But it was only a faint voice, and easy to thrust aside as the planning went ahead full speed.


It did not take very long for the crew of the Lancet to realize that there was something very odd indeed about the small, self-effacing inhabitants of 31 Brucker VII.

In fact, "odd" was not really quite the proper word for these creatures at all. No one knew better than the doctors of Hospital Earth that oddness was the rule among the various members of the galactic civilization. All sorts and varieties of life-forms had been discovered, described and studied, each with its singular differences, each with certain similarities, and each quite "odd" in reference to any of the others.

In Dal this awareness of the oddness and difference of other races was particularly acute. He knew that to Tiger and Jack he himself seemed odd, both anatomically and in other ways. His fine gray fur and his four-fingered hands set him apart from them—he would never be mistaken for an Earthman, even in the densest fog. But these were comprehensible differences. His close attachment to Fuzzy was something else, and still seemed beyond their ability to understand.

He had spent one whole evening patiently trying to make Jack understand just how his attachment to the little pink creature was more than just the fondness of a man for his dog.

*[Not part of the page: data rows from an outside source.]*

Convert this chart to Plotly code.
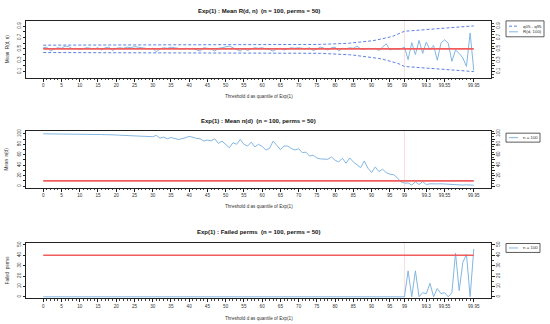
import plotly.graph_objects as go

# ---------------- data ----------------
idx = list(range(119))
tick_pos = [0, 5, 10, 15, 20, 25, 30, 35, 40, 45, 50, 55, 60, 65, 70, 75, 80, 85, 90, 95, 99, 105, 110, 118]
tick_lab = ["0", "5", "10", "15", "20", "25", "30", "35", "40", "45", "50", "55", "60", "65", "70", "75",
            "80", "85", "90", "95", "99", "99.3", "99.55", "99.95"]

r_vals = [0.52, 0.53, 0.46, 0.50, 0.52, 0.51, 0.55, 0.54, 0.50, 0.51,
          0.49, 0.50, 0.52, 0.51, 0.50, 0.52, 0.48, 0.52, 0.53, 0.47,
          0.51, 0.52, 0.51, 0.53, 0.52, 0.54, 0.53, 0.52, 0.51, 0.50,
          0.51, 0.45, 0.50, 0.52, 0.51, 0.53, 0.52, 0.51, 0.50, 0.51,
          0.50, 0.51, 0.49, 0.46, 0.52, 0.51, 0.50, 0.46, 0.51, 0.52,
          0.53, 0.55, 0.52, 0.49, 0.46, 0.51, 0.47, 0.50, 0.52, 0.51,
          0.52, 0.50, 0.49, 0.46, 0.50, 0.51, 0.48, 0.50, 0.52, 0.51,
          0.52, 0.51, 0.50, 0.52, 0.47, 0.50, 0.53, 0.51, 0.48, 0.52,
          0.53, 0.465, 0.51, 0.50, 0.52, 0.51, 0.55, 0.50, 0.49, 0.51,
          0.50, 0.51, 0.47, 0.53, 0.59, 0.48, 0.50, 0.49, 0.50, 0.53,
          0.31, 0.61, 0.40, 0.65, 0.42, 0.62, 0.48, 0.56, 0.30, 0.60,
          0.66, 0.60, 0.28, 0.48, 0.42, 0.34, 0.19, 0.78, 0.12]

q95 = [0.565, 0.565, 0.565, 0.565, 0.565, 0.565, 0.565, 0.565, 0.565, 0.565,
       0.565, 0.565, 0.565, 0.565, 0.565, 0.565, 0.565, 0.565, 0.565, 0.565,
       0.565, 0.565, 0.565, 0.565, 0.565, 0.565, 0.565, 0.565, 0.565, 0.565,
       0.565, 0.565, 0.565, 0.566, 0.566, 0.566, 0.566, 0.566, 0.567, 0.567,
       0.567, 0.567, 0.567, 0.568, 0.568, 0.568, 0.568, 0.568, 0.568, 0.569,
       0.569, 0.569, 0.569, 0.569, 0.569, 0.569, 0.570, 0.570, 0.570, 0.570,
       0.570, 0.570, 0.571, 0.571, 0.572, 0.572, 0.573, 0.573, 0.574, 0.574,
       0.575, 0.575, 0.576, 0.576, 0.577, 0.578, 0.579, 0.580, 0.582, 0.584,
       0.586, 0.589, 0.592, 0.596, 0.601, 0.606, 0.612, 0.619, 0.626, 0.633,
       0.641, 0.652, 0.664, 0.677, 0.692, 0.708, 0.727, 0.750, 0.775, 0.810,
       0.815, 0.820, 0.826, 0.830, 0.834, 0.838, 0.842, 0.846, 0.850, 0.854,
       0.858, 0.862, 0.866, 0.870, 0.875, 0.882, 0.890, 0.897, 0.905]

q05 = [0.435, 0.435, 0.435, 0.435, 0.435, 0.435, 0.435, 0.435, 0.435, 0.435,
       0.435, 0.435, 0.435, 0.435, 0.435, 0.435, 0.435, 0.435, 0.435, 0.435,
       0.435, 0.435, 0.435, 0.435, 0.435, 0.435, 0.435, 0.435, 0.435, 0.435,
       0.435, 0.435, 0.435, 0.434, 0.434, 0.434, 0.434, 0.434, 0.433, 0.433,
       0.433, 0.433, 0.433, 0.432, 0.432, 0.432, 0.432, 0.432, 0.432, 0.431,
       0.431, 0.431, 0.431, 0.431, 0.431, 0.431, 0.430, 0.430, 0.430, 0.430,
       0.430, 0.430, 0.429, 0.429, 0.428, 0.428, 0.427, 0.427, 0.426, 0.426,
       0.425, 0.425, 0.424, 0.424, 0.423, 0.422, 0.421, 0.419, 0.417, 0.415,
       0.412, 0.409, 0.405, 0.401, 0.396, 0.390, 0.383, 0.376, 0.369, 0.362,
       0.354, 0.343, 0.331, 0.318, 0.303, 0.288, 0.270, 0.248, 0.222, 0.190,
       0.185, 0.180, 0.174, 0.168, 0.163, 0.158, 0.153, 0.148, 0.143, 0.138,
       0.134, 0.130, 0.126, 0.122, 0.118, 0.113, 0.108, 0.104, 0.100]

n_d = [100, 100, 100, 99.8, 99.7, 99.6, 99.5, 99.5, 99.4, 99.3,
       99.2, 99.0, 98.9, 98.8, 98.8, 98.7, 98.6, 98.4, 98.6, 98.2,
       97.8, 97.3, 97.0, 96.3, 96.5, 95.4, 95.7, 95.5, 95.0, 94.3,
       94.5, 97.0, 91.8, 93.7, 90.5, 93.0, 91.8, 89.2, 90.5, 92.4,
       95.0, 93.5, 91.2, 90.5, 86.1, 88.0, 86.5, 90.5, 81.7, 86.0,
       80.0, 73.4, 83.0, 80.0, 89.2, 80.0, 76.6, 84.0, 75.0, 80.0,
       76.0, 69.0, 72.0, 86.0, 78.0, 70.0, 76.6, 76.6, 72.0, 69.0,
       71.5, 64.0, 65.0, 57.6, 59.0, 53.8, 52.0, 51.3, 51.3, 55.7,
       49.4, 46.2, 53.2, 43.7, 53.8, 46.2, 39.9, 35.4, 48.0, 34.2,
       26.0, 36.7, 27.8, 32.3, 25.9, 22.8, 22.0, 16.3, 8.2, 5.7,
       6.0, 2.0, 8.2, 3.0, 8.7, 3.0, 4.5, 4.0, 4.2, 4.5,
       4.0, 4.8, 3.5, 2.5, 3.2, 2.0, 2.5, 2.0, 1.8]

fail = [0] * 100 + [25, 0, 25, 0, 4, 3, 13, 0, 8, 3, 4, 0, 4, 42, 6, 33, 41, 0, 46]

r_ref = 0.5
n_ref = 10
fail_ref = 40
split_idx = 99

# ---------------- styling ----------------
W, H = 550, 324
FONT = "Liberation Sans"
C_LINE = "#82b6e2"
C_DASH = "#5b7fe6"
C_RED = "#f25c5c"
C_VLINE = "#f6d6d6"

L, R = 26, 491
panels = [(19, 76), (130, 187), (242, 298)]
yranges = [[-0.005, 0.993], [-3.3, 105], [-1.3, 52.2]]


def ydom(t, b):
    return [1 - b / H, 1 - t / H]


fig = go.Figure()

fig.add_trace(go.Scatter(x=idx, y=q95, mode="lines", line=dict(color=C_DASH, width=1, dash="3px,2px"),
                         xaxis="x", yaxis="y", showlegend=False, hoverinfo="skip"))
fig.add_trace(go.Scatter(x=idx, y=q05, mode="lines", line=dict(color=C_DASH, width=1, dash="3px,2px"),
                         xaxis="x", yaxis="y", showlegend=False, hoverinfo="skip"))
fig.add_trace(go.Scatter(x=[0, 118], y=[r_ref, r_ref], mode="lines", line=dict(color=C_RED, width=1.6),
                         xaxis="x", yaxis="y4", showlegend=False, hoverinfo="skip"))
fig.add_trace(go.Scatter(x=idx, y=r_vals, mode="lines", line=dict(color=C_LINE, width=1),
                         xaxis="x", yaxis="y", showlegend=False))

fig.add_trace(go.Scatter(x=[0, 118], y=[n_ref, n_ref], mode="lines", line=dict(color=C_RED, width=1.6),
                         xaxis="x2", yaxis="y5", showlegend=False, hoverinfo="skip"))
fig.add_trace(go.Scatter(x=idx, y=n_d, mode="lines", line=dict(color=C_LINE, width=1),
                         xaxis="x2", yaxis="y2", showlegend=False))

fig.add_trace(go.Scatter(x=[0, 118], y=[fail_ref, fail_ref], mode="lines", line=dict(color=C_RED, width=1.6),
                         xaxis="x3", yaxis="y6", showlegend=False, hoverinfo="skip"))
fig.add_trace(go.Scatter(x=idx, y=fail, mode="lines", line=dict(color=C_LINE, width=1),
                         xaxis="x3", yaxis="y3", showlegend=False))

xdom = [L / W, R / W]
xcommon = dict(domain=xdom, range=[-4.72, 122.72], tickmode="array", tickvals=tick_pos, ticktext=tick_lab,
               ticks="outside", ticklen=3, tickwidth=0.8, tickcolor="#222",
               minor=dict(tickvals=idx, ticks="outside", ticklen=1.6, tickwidth=0.6, tickcolor="#444"),
               showline=True, mirror=True, linecolor="#222", linewidth=1, showgrid=False, zeroline=False,
               tickfont=dict(family=FONT, size=4.6, color="#333"))

ytick_specs = [
    (["0.1", "", "0.3", "", "0.5", "", "0.7", "", "0.9"], [0.1, 0.2, 0.3, 0.4, 0.5, 0.6, 0.7, 0.8, 0.9], 0.05),
    (["0", "", "20", "", "40", "", "60", "", "80", "", "100"], [0, 10, 20, 30, 40, 50, 60, 70, 80, 90, 100], 5),
    (["0", "10", "20", "30", "40", "50"], [0, 10, 20, 30, 40, 50], 5),
]

for k in range(3):
    sfx = "" if k == 0 else str(k + 1)
    t, b = panels[k]
    fig.layout["xaxis" + sfx] = dict(xcommon, anchor="y" + sfx)
    labs, vals, mdt = ytick_specs[k]
    ycommon = dict(domain=ydom(t, b), range=yranges[k], tickmode="array", tickvals=vals, ticktext=labs,
                   ticks="outside", ticklen=2.5, tickwidth=0.8, tickcolor="#222", tickangle=-90,
                   showgrid=False, zeroline=False, tickfont=dict(family=FONT, size=4.6, color="#333"))
    fig.layout["yaxis" + sfx] = dict(ycommon, anchor="x" + sfx, showline=True, mirror=True,
                                     linecolor="#222", linewidth=1)
    fig.layout["yaxis" + str(k + 4)] = dict(ycommon, anchor="x" + sfx, overlaying="y" + sfx, side="right",
                                            minor=dict(dtick=mdt, tick0=0, ticks="outside", ticklen=1.6,
                                                       tickwidth=0.6, tickcolor="#444"))
    fig.add_shape(type="line", xref="x" + sfx, yref="y" + sfx + " domain", x0=split_idx, x1=split_idx,
                  y0=0, y1=1, line=dict(color=C_VLINE, width=0.8), layer="below")

titles = ["Exp(1) : Mean R(d, n)  (n = 100, perms = 50)",
          "Exp(1) : Mean n(d)  (n = 100, perms = 50)",
          "Exp(1) : Failed perms  (n = 100, perms = 50)"]
title_y = [9, 120, 231.5]
xlab_y = [95, 205.5, 318]
ylabs = ["Mean  R(d, n)", "Mean  n(d)", "Failed  perms"]

ann = []
cx = (L + R) / 2 / W
for k in range(3):
    t, b = panels[k]
    ann.append(dict(x=cx, y=1 - title_y[k] / H, xref="paper", yref="paper", text="<b>" + titles[k] + "</b>",
                    showarrow=False, font=dict(family=FONT, size=6, color="#111"), xanchor="center",
                    yanchor="middle"))
    ann.append(dict(x=cx, y=1 - xlab_y[k] / H, xref="paper", yref="paper", text="Threshold d as quantile of Exp(1)",
                    showarrow=False, font=dict(family=FONT, size=4.6, color="#333"), xanchor="center",
                    yanchor="middle"))
    ann.append(dict(x=7 / W, y=1 - (t + b) / 2 / H, xref="paper", yref="paper", text=ylabs[k], textangle=-90,
                    showarrow=False, font=dict(family=FONT, size=4.6, color="#333"), xanchor="center",
                    yanchor="middle"))


def px(xp):
    return xp / W


def py(yp):
    return 1 - yp / H


legends = [
    (506, 544, 19, 35, [(24.3, "q05 - q95", C_DASH, "3px,2px"), (30, "R(d, 100)", C_LINE, "solid")]),
    (506, 540, 132, 141, [(136.5, "n = 100", C_LINE, "solid")]),
    (506, 540, 243, 252, [(247.5, "n = 100", C_LINE, "solid")]),
]
for (x0, x1, y0, y1, items) in legends:
    fig.add_shape(type="rect", xref="paper", yref="paper", x0=px(x0), x1=px(x1), y0=py(y1), y1=py(y0),
                  line=dict(color="#333", width=0.8), fillcolor="white")
    for (yy, txt, col, dsh) in items:
        fig.add_shape(type="line", xref="paper", yref="paper", x0=px(x0 + 3), x1=px(x0 + 12), y0=py(yy), y1=py(yy),
                      line=dict(color=col, width=1, dash=dsh))
        ann.append(dict(x=px(x0 + 15), y=py(yy), xref="paper", yref="paper", text=txt, showarrow=False,
                        font=dict(family=FONT, size=4.4, color="#333"), xanchor="left", yanchor="middle"))

fig.update_layout(width=W, height=H, margin=dict(l=0, r=0, t=0, b=0), paper_bgcolor="white",
                  plot_bgcolor="white", annotations=ann, showlegend=False)

fig.write_html("out.html", config={"displayModeBar": False},
               post_script="document.body.style.margin='0';document.body.style.overflow='hidden';")
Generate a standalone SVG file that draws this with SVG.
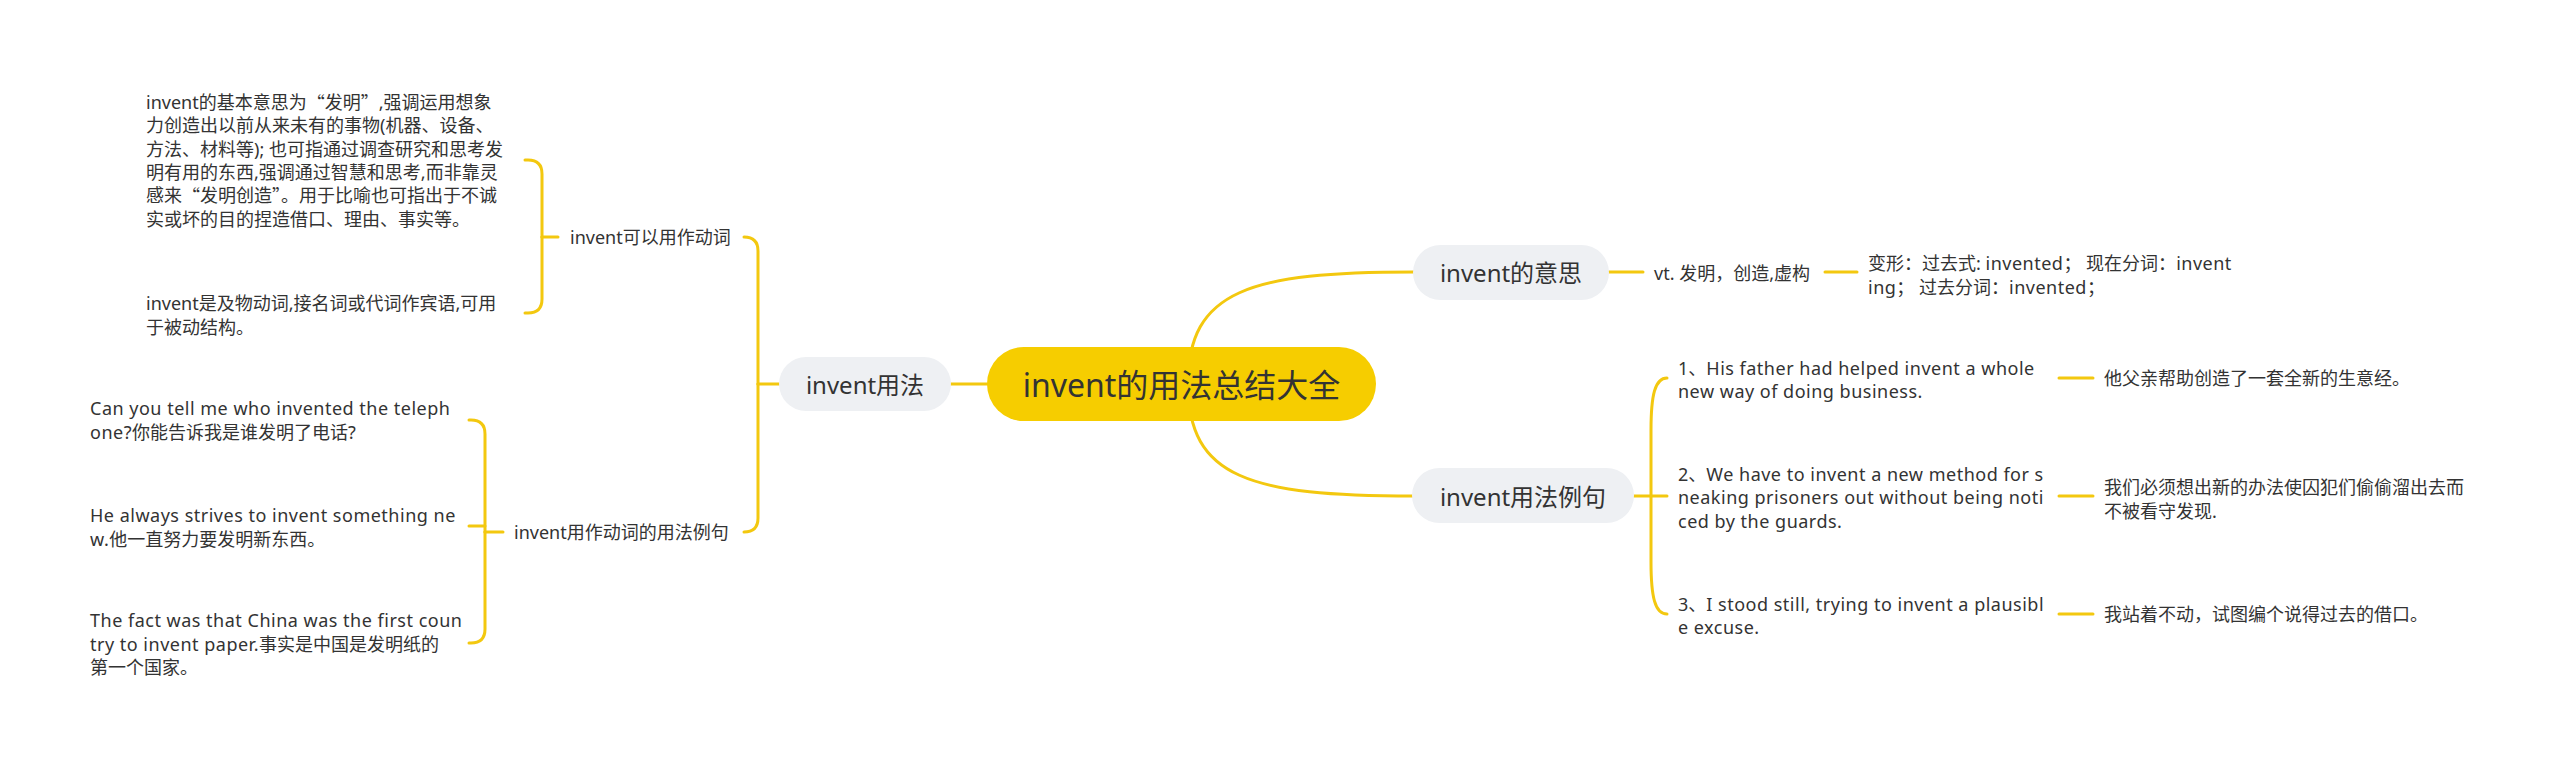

"Well, what would you call it, then?"

"Symbiosis is probably the best word for it," Dal had replied. "Two life-forms live together, and each one helps the other—that's all symbiosis is. Together each one is better off than either one would be alone. We all of us live in symbiosis with the bacteria in our digestive tracts, don't we? We provide them with a place to live and grow, and they help us digest our food. It's a kind of a partnership—and Fuzzy and I are partners in the same sort of way."

Jack had argued, and then lost his temper, and finally grudgingly agreed that he supposed he would have to tolerate it even if it didn't make sense to him.

But the creatures on 31 Brucker VII were "odd" far beyond the reasonable limits of oddness—so far beyond it that the doctors could not believe the things that their eyes and their instruments were telling them.